Figure scripts
+ + + + +

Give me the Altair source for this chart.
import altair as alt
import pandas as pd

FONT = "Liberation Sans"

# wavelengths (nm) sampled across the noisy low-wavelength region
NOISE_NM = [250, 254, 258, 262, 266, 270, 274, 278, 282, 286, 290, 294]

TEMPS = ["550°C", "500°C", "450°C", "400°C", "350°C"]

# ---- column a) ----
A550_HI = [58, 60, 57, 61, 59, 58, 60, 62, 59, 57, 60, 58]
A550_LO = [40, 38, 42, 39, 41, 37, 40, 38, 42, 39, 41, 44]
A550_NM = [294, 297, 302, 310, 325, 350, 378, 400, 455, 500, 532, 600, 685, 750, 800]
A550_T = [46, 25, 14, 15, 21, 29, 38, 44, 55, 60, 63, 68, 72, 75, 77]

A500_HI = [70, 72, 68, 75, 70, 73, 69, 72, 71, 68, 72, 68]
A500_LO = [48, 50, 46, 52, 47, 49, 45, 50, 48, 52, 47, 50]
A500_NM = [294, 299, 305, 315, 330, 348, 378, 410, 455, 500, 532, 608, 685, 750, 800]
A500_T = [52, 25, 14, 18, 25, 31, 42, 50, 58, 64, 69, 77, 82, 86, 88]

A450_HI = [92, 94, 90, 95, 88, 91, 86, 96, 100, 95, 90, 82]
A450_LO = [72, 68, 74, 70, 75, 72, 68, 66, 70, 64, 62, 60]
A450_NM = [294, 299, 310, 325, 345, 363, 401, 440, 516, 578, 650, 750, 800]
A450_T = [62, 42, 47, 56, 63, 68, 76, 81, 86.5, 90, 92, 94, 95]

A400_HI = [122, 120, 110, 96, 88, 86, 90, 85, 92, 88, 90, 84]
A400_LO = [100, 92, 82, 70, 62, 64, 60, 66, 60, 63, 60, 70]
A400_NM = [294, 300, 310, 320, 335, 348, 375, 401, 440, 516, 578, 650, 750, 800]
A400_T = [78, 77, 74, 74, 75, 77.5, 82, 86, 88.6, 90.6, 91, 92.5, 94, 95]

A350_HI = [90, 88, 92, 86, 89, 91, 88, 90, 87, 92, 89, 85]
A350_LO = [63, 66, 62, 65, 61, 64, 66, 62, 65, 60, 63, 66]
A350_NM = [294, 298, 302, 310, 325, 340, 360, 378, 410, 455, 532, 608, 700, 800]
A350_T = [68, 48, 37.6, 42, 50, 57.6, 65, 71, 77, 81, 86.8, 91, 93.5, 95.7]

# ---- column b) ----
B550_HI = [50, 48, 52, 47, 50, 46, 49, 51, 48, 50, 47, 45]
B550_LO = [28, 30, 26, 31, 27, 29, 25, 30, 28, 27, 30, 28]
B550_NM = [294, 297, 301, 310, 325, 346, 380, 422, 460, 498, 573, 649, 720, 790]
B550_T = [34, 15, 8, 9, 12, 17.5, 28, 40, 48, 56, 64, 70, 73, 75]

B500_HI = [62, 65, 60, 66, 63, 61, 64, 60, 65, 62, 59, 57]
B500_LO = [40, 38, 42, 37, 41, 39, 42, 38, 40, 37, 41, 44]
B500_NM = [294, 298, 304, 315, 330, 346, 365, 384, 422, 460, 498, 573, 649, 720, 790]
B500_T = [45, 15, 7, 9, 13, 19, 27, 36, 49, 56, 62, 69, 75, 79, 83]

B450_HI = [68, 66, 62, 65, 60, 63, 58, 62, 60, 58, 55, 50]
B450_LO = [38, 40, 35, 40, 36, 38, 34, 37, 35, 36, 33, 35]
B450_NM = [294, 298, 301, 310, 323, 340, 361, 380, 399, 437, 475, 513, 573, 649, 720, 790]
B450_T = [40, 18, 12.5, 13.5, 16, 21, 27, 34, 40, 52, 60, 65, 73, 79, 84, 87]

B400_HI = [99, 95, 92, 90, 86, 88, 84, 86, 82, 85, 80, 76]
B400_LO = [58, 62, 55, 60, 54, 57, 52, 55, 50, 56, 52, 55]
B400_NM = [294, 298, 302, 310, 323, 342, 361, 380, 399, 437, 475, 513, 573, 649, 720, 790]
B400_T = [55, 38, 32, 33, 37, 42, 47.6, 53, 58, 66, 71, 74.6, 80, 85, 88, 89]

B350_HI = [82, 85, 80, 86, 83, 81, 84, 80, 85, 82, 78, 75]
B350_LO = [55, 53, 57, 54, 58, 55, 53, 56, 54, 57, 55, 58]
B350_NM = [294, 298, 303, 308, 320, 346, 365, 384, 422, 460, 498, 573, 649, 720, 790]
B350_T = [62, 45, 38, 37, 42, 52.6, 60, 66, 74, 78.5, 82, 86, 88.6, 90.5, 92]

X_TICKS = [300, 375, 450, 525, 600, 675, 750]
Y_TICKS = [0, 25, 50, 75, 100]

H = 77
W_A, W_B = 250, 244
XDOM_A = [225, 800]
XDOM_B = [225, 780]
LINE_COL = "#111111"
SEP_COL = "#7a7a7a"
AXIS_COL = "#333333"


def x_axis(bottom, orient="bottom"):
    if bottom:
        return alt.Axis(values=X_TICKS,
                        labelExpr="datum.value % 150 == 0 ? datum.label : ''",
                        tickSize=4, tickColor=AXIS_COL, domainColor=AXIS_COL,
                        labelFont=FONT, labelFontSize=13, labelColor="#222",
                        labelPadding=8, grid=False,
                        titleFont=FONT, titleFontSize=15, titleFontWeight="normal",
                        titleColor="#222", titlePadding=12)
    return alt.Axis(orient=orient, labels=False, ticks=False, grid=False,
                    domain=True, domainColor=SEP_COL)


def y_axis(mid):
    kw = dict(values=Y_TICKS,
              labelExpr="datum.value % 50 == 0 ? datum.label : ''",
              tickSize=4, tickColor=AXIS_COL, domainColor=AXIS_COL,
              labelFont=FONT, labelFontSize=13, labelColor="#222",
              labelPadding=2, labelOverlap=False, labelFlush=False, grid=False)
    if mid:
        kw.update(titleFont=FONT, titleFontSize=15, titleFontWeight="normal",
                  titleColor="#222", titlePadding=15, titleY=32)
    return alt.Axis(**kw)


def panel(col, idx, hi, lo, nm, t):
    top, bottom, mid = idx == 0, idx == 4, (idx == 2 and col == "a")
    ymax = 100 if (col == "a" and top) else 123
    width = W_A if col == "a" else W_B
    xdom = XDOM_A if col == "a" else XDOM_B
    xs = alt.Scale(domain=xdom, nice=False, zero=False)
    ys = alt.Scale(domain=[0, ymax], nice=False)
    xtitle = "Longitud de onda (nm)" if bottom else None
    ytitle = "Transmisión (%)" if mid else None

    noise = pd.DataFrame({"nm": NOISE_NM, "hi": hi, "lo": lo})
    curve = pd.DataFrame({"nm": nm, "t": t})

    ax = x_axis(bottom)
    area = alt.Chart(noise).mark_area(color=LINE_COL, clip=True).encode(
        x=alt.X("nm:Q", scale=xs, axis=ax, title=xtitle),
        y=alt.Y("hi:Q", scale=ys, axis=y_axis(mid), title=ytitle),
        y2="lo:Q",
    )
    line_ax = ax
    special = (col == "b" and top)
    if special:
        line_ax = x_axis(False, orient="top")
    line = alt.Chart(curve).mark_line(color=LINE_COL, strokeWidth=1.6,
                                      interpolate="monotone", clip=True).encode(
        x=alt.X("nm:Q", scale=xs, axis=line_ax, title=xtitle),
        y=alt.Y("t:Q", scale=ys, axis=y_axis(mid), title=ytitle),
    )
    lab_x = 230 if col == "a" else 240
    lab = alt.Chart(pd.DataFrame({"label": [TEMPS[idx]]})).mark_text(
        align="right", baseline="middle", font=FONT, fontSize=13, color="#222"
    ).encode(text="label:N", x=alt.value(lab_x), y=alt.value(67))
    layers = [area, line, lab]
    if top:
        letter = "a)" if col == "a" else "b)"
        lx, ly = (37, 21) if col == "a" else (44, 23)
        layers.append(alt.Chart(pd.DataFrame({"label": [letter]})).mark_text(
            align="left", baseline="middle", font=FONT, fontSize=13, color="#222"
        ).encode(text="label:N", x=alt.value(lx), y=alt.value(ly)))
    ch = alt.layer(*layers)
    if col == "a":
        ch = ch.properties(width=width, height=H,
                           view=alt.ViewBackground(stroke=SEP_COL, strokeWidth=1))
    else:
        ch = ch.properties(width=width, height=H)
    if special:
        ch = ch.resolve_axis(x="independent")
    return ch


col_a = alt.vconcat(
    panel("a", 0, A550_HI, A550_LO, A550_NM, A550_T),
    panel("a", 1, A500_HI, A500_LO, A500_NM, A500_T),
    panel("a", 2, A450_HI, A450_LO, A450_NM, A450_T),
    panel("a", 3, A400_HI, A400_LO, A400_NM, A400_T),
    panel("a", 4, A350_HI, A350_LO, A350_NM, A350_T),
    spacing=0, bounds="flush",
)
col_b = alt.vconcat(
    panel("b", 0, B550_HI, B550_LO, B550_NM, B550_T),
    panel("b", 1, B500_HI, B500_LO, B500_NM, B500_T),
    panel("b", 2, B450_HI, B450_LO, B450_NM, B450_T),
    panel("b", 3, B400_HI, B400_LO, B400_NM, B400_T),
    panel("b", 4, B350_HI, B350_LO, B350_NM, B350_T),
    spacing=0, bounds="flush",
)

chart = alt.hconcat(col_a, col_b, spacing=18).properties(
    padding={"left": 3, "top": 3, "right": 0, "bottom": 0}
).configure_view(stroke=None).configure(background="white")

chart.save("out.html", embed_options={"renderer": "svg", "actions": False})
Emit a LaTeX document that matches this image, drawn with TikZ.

+ + + + +

Task goal — Include the first line, the line containing "92.5, 94, 95]", and every line between them, copied exactly from the material above; output no other line.

Response for this exercise —
Give me the Altair source for this chart.
import altair as alt
import pandas as pd

FONT = "Liberation Sans"

# wavelengths (nm) sampled across the noisy low-wavelength region
NOISE_NM = [250, 254, 258, 262, 266, 270, 274, 278, 282, 286, 290, 294]

TEMPS = ["550°C", "500°C", "450°C", "400°C", "350°C"]

# ---- column a) ----
A550_HI = [58, 60, 57, 61, 59, 58, 60, 62, 59, 57, 60, 58]
A550_LO = [40, 38, 42, 39, 41, 37, 40, 38, 42, 39, 41, 44]
A550_NM = [294, 297, 302, 310, 325, 350, 378, 400, 455, 500, 532, 600, 685, 750, 800]
A550_T = [46, 25, 14, 15, 21, 29, 38, 44, 55, 60, 63, 68, 72, 75, 77]

A500_HI = [70, 72, 68, 75, 70, 73, 69, 72, 71, 68, 72, 68]
A500_LO = [48, 50, 46, 52, 47, 49, 45, 50, 48, 52, 47, 50]
A500_NM = [294, 299, 305, 315, 330, 348, 378, 410, 455, 500, 532, 608, 685, 750, 800]
A500_T = [52, 25, 14, 18, 25, 31, 42, 50, 58, 64, 69, 77, 82, 86, 88]

A450_HI = [92, 94, 90, 95, 88, 91, 86, 96, 100, 95, 90, 82]
A450_LO = [72, 68, 74, 70, 75, 72, 68, 66, 70, 64, 62, 60]
A450_NM = [294, 299, 310, 325, 345, 363, 401, 440, 516, 578, 650, 750, 800]
A450_T = [62, 42, 47, 56, 63, 68, 76, 81, 86.5, 90, 92, 94, 95]

A400_HI = [122, 120, 110, 96, 88, 86, 90, 85, 92, 88, 90, 84]
A400_LO = [100, 92, 82, 70, 62, 64, 60, 66, 60, 63, 60, 70]
A400_NM = [294, 300, 310, 320, 335, 348, 375, 401, 440, 516, 578, 650, 750, 800]
A400_T = [78, 77, 74, 74, 75, 77.5, 82, 86, 88.6, 90.6, 91, 92.5, 94, 95]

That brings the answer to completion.